The care procedures for children returning with parents from the Syria former warzone are now well-oiled. Following a ruling by a family affairs judge, they will be placed in care either with a foster family or in an ASE hostel. While they will be given the opportunity of re-establishing links with their families in France, the procedure is a long one; it involves a series of meetings with childcare workers, including psychiatrists, psychologists and teaching professionals. One psychologist with experience of the process described the multiple consultations the children are submitted to as being as busy as “a minister’s agenda”.
The priority for the authorities is to get the children back into school as soon as possible in order to begin a return to a form of normality. Some have never seen a classroom since their parents took them away from France, while others, born in Syria or Iraq, have simply never known what a school looks like.
The French jihadists and children remaining in Syria
According to an estimation by the United Nations, around 40,000 supporters of IS from 100 different countries travelled to join the ranks of the terrorist group. Among them were 1,450 French nationals. Of these, around 300 have returned to France by their own means or after being extradited by Turkey in the framework of the so-called “Cazeneuve” agreement. Another 400 are believed to have died in the Syria-Iraq warzone.

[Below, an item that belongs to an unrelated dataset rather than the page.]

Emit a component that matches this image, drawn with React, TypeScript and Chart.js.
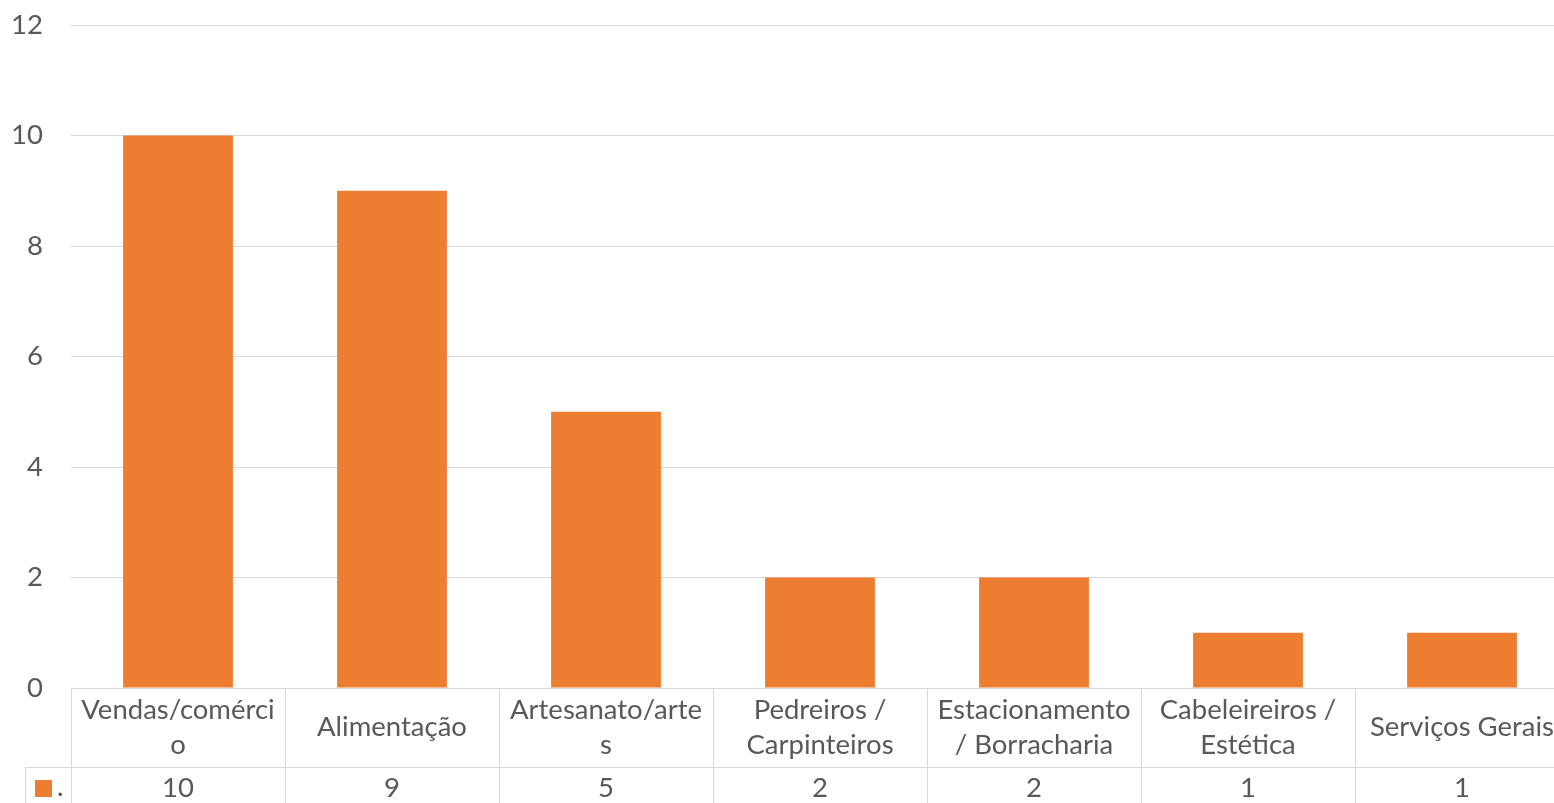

According to French intelligence services, in 2021 nearly 200 adult French nationals were being held in detention in north-east Syria. These included 121 women held in two camps for displaced people run by Kurdish authorities. The women are reportedly accompanied by nearly 300 children of French nationality.
Thirty-five children, most of them orphans, have been repatriated in several operations led by France’s foreign affairs ministry.
Since the territorial defeat of the Islamic State in March 2019, the French presidency has maintained the same policy towards adult detainees accused of crimes, namely that they are not allowed to return to France and must be tried in the Syria-Iraq region where they are held.
Only orphans, and children whose mothers accept that they depart without them, are brought back to France by the authorities. According to sources, at least eight orphaned French minors are still present in the camp of Roj in north-east Syria, awaiting repatriation.
In a March 2021 interview with French daily Le Figaro, Laurent Nuñez, the national coordinator of France’s intelligence and counter-terrorism services, estimated that around 160 French jihadists were still at large in Syria, the majority in the province of Idlib, the last rebel-held enclave in Syria and under the control of the Sunni Islamist group Tahrir al-Sham. According to sources, nearly 80 French adults still live in that area among a group led by Omar Omsen, a French national of Senegalese origin who acted as one of the principal recruiters of French jihadists for IS.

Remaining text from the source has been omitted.